-- START DATA ROWS --
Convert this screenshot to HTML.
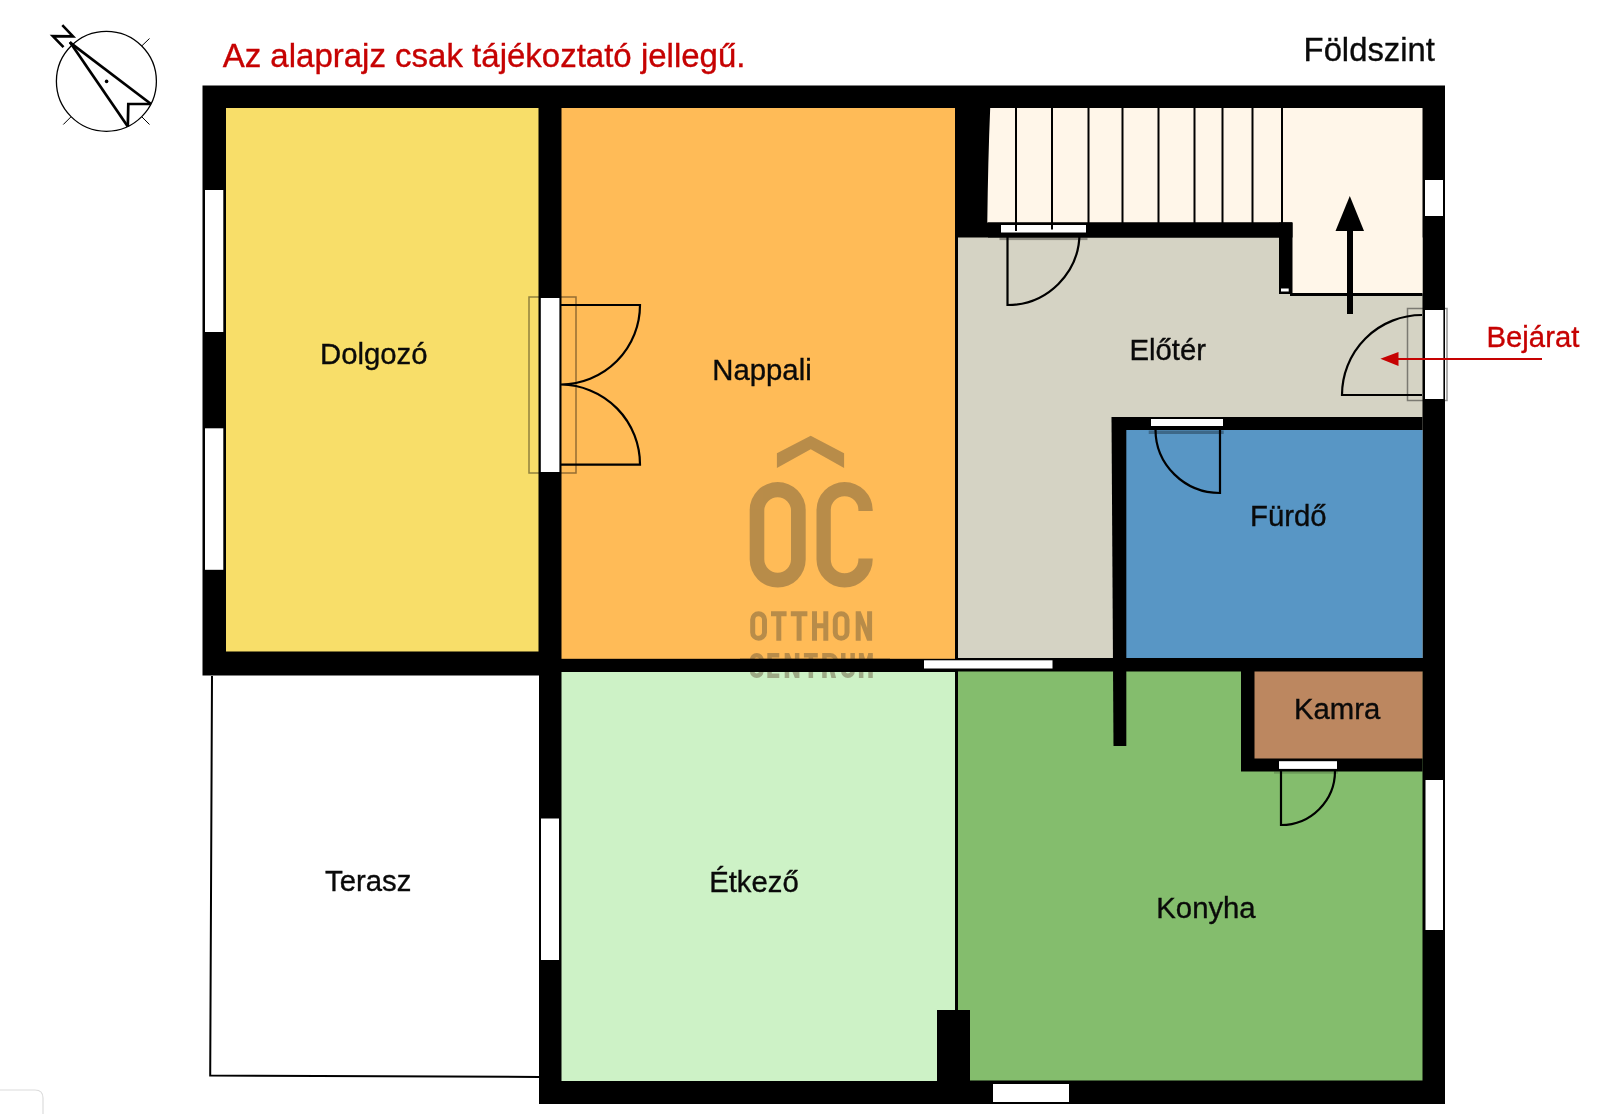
-- END DATA ROWS --
-- START DATA ROWS --
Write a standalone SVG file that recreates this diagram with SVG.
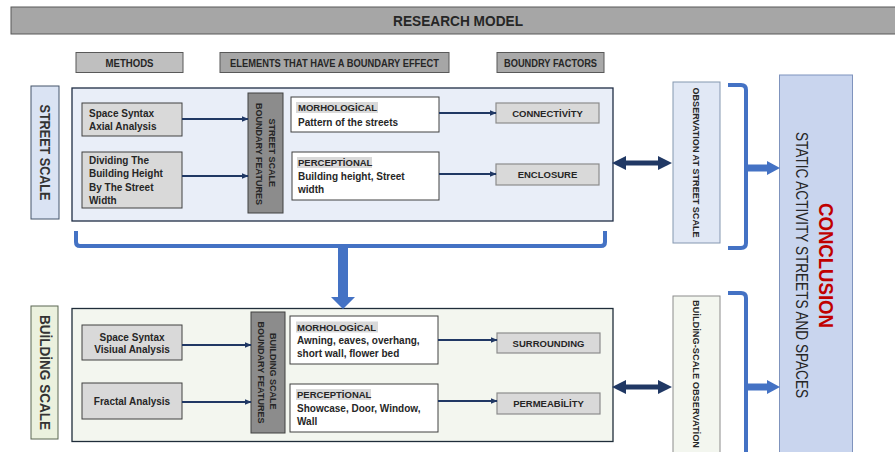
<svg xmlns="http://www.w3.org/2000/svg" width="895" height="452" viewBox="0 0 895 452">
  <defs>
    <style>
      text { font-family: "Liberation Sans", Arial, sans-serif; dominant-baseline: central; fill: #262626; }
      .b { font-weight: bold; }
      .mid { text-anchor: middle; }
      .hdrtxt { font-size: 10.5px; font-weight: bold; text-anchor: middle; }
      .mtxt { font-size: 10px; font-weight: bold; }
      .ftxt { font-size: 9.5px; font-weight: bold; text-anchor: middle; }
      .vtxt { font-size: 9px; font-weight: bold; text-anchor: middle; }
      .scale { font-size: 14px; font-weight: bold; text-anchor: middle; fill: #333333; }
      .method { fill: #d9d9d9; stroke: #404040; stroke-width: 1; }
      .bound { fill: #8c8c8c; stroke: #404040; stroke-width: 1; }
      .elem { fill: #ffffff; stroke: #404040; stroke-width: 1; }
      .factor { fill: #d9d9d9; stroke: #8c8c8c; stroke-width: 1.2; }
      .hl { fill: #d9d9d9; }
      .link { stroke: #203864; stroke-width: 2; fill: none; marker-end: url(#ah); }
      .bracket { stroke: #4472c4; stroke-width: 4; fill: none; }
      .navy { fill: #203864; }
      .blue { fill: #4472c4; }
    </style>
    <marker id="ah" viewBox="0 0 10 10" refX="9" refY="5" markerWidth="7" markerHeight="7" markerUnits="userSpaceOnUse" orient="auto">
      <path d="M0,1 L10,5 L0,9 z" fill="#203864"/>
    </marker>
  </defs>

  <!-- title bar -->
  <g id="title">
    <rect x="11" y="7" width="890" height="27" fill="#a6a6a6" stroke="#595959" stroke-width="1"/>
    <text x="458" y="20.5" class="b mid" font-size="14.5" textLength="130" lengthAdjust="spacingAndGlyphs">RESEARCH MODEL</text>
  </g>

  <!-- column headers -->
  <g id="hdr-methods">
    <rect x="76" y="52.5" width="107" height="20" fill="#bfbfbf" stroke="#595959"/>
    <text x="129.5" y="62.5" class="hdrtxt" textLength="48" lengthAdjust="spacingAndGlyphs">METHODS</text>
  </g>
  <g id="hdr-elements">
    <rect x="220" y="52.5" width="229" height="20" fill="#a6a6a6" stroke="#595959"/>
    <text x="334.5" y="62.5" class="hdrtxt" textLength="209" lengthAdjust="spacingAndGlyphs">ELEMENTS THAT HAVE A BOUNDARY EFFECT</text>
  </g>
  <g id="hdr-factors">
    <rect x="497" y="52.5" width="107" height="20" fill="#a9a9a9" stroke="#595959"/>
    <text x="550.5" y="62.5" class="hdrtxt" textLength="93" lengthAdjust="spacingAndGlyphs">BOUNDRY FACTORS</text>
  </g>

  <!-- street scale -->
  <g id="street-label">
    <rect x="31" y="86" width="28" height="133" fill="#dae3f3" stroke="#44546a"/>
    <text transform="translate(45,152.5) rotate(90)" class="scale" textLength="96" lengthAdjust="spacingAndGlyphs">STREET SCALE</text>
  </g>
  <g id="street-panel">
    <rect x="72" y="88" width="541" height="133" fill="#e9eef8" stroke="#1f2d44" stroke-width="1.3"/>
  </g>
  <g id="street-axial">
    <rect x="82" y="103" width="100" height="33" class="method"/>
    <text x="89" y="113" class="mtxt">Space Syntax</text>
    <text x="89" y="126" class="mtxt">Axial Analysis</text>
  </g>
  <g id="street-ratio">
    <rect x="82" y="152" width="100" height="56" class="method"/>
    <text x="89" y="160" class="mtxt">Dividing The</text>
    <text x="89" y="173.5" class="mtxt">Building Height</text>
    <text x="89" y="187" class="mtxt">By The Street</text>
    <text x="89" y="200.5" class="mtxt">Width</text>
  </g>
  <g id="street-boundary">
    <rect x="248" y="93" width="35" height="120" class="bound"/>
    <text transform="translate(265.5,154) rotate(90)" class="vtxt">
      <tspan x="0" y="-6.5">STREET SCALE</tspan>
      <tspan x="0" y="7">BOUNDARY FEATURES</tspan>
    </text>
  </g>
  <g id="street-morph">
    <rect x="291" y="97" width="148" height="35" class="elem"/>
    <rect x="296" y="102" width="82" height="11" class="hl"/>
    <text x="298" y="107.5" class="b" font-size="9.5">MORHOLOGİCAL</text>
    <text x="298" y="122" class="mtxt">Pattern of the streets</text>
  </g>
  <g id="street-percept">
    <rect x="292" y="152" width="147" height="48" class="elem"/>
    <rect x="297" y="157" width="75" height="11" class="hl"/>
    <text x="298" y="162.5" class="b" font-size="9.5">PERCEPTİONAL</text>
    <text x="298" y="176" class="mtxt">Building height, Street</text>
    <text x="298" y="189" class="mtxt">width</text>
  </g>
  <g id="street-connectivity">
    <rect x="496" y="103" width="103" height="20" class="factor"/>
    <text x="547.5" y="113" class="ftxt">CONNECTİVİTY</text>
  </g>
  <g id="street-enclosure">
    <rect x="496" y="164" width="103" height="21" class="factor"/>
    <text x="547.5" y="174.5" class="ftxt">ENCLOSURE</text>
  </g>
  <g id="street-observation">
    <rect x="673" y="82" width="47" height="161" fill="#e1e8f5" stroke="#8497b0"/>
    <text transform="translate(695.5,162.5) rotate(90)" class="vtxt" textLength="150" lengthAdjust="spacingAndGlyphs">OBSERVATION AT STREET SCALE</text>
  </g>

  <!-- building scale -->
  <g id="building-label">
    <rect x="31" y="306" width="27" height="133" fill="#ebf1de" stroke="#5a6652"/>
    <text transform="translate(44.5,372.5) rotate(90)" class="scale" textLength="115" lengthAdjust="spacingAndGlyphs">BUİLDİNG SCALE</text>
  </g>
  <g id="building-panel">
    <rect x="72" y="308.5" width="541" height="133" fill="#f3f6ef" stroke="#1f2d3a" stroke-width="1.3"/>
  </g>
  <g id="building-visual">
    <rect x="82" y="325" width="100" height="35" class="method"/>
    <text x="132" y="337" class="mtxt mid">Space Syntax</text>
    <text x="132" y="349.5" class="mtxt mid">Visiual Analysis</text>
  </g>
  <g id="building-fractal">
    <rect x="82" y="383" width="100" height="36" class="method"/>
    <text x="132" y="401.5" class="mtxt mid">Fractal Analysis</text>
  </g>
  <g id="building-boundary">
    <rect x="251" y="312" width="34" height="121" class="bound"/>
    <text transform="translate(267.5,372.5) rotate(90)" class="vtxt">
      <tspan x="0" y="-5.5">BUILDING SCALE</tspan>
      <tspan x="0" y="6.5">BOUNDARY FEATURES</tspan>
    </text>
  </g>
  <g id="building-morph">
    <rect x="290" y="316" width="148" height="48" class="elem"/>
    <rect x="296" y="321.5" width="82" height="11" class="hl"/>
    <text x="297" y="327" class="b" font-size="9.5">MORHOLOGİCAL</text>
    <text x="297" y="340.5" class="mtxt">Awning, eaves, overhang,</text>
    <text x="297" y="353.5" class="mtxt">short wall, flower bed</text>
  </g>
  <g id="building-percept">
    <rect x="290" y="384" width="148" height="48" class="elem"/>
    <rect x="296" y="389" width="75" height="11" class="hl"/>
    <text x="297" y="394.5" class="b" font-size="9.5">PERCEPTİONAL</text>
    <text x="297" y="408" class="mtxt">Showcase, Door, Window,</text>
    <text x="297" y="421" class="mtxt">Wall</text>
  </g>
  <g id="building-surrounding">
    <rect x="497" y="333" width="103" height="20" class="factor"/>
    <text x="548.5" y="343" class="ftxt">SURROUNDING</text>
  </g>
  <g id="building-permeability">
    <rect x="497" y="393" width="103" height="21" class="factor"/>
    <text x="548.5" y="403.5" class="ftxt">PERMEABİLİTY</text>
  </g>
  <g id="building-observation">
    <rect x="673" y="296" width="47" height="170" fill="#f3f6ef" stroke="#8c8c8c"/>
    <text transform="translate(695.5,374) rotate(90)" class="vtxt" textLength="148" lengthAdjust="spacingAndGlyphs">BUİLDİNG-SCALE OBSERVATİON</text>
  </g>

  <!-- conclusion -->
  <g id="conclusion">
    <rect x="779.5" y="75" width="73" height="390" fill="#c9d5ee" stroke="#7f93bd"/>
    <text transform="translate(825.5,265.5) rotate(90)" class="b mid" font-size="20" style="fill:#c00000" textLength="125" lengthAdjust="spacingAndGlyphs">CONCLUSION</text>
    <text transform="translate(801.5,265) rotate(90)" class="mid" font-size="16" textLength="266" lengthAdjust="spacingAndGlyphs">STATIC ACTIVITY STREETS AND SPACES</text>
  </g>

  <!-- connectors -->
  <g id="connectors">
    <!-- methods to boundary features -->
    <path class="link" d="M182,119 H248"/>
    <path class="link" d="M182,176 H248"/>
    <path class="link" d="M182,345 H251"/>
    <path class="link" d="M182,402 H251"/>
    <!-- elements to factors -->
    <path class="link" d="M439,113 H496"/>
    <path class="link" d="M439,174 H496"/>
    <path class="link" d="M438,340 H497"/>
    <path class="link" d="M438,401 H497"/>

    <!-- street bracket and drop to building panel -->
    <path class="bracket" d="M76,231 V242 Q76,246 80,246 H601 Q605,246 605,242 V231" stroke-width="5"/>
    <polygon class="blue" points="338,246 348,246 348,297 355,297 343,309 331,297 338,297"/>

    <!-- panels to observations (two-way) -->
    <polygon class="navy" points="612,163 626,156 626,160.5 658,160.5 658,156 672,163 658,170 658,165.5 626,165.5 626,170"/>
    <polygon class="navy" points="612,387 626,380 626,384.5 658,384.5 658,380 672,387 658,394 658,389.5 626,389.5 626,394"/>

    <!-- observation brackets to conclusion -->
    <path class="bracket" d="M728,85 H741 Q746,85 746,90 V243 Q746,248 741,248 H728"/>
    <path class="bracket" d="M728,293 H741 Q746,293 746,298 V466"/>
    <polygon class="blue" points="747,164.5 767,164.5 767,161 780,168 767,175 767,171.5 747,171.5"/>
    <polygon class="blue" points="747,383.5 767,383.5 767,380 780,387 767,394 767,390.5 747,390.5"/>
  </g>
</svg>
-- END DATA ROWS --
-- START DATA ROWS --
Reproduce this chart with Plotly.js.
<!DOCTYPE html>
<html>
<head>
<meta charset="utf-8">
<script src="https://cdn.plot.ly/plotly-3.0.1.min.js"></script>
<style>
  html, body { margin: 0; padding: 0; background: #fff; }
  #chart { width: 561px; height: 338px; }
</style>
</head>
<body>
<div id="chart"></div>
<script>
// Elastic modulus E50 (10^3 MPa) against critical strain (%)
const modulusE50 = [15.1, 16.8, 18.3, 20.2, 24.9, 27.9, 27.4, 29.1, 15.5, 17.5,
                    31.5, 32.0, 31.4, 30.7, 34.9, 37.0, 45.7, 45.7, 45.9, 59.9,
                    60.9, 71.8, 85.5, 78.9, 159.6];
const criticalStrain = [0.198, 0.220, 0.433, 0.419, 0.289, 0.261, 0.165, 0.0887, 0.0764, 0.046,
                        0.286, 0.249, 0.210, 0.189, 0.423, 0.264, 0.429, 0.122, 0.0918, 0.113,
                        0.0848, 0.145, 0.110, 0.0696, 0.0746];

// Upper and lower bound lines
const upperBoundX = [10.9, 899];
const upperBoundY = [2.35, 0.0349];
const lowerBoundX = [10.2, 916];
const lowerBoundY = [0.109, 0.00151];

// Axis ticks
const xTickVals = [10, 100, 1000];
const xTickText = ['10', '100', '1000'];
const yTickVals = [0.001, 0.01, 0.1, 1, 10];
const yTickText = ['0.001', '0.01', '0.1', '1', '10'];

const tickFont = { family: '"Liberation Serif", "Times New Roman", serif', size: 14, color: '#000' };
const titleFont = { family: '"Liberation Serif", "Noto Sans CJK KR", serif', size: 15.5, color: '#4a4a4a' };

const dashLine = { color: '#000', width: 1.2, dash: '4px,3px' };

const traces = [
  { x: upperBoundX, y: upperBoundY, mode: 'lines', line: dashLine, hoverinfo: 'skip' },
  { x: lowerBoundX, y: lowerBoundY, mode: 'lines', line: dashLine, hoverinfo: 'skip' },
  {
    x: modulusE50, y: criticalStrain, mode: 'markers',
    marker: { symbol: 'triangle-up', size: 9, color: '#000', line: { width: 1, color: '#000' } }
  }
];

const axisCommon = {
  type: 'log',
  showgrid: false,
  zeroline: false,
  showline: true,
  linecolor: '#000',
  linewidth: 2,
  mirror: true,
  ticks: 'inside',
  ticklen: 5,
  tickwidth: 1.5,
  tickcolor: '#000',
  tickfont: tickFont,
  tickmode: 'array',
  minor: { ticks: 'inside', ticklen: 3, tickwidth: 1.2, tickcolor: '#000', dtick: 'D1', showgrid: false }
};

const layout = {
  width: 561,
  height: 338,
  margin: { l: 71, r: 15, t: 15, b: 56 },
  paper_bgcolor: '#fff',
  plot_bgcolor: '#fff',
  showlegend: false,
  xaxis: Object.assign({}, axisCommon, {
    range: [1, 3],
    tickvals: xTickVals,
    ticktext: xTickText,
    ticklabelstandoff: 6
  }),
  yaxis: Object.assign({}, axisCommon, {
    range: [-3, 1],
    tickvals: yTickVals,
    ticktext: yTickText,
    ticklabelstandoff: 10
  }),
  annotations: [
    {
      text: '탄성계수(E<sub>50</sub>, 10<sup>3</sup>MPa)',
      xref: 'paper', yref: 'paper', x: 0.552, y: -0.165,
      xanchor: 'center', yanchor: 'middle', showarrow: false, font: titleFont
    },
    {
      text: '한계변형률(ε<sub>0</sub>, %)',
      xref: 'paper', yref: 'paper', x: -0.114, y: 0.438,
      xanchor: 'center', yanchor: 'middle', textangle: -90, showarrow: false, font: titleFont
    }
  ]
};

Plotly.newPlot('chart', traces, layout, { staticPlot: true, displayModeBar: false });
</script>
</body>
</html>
-- END DATA ROWS --
How many lines of these entries contain "chart"? Answer with the number and nothing else.

4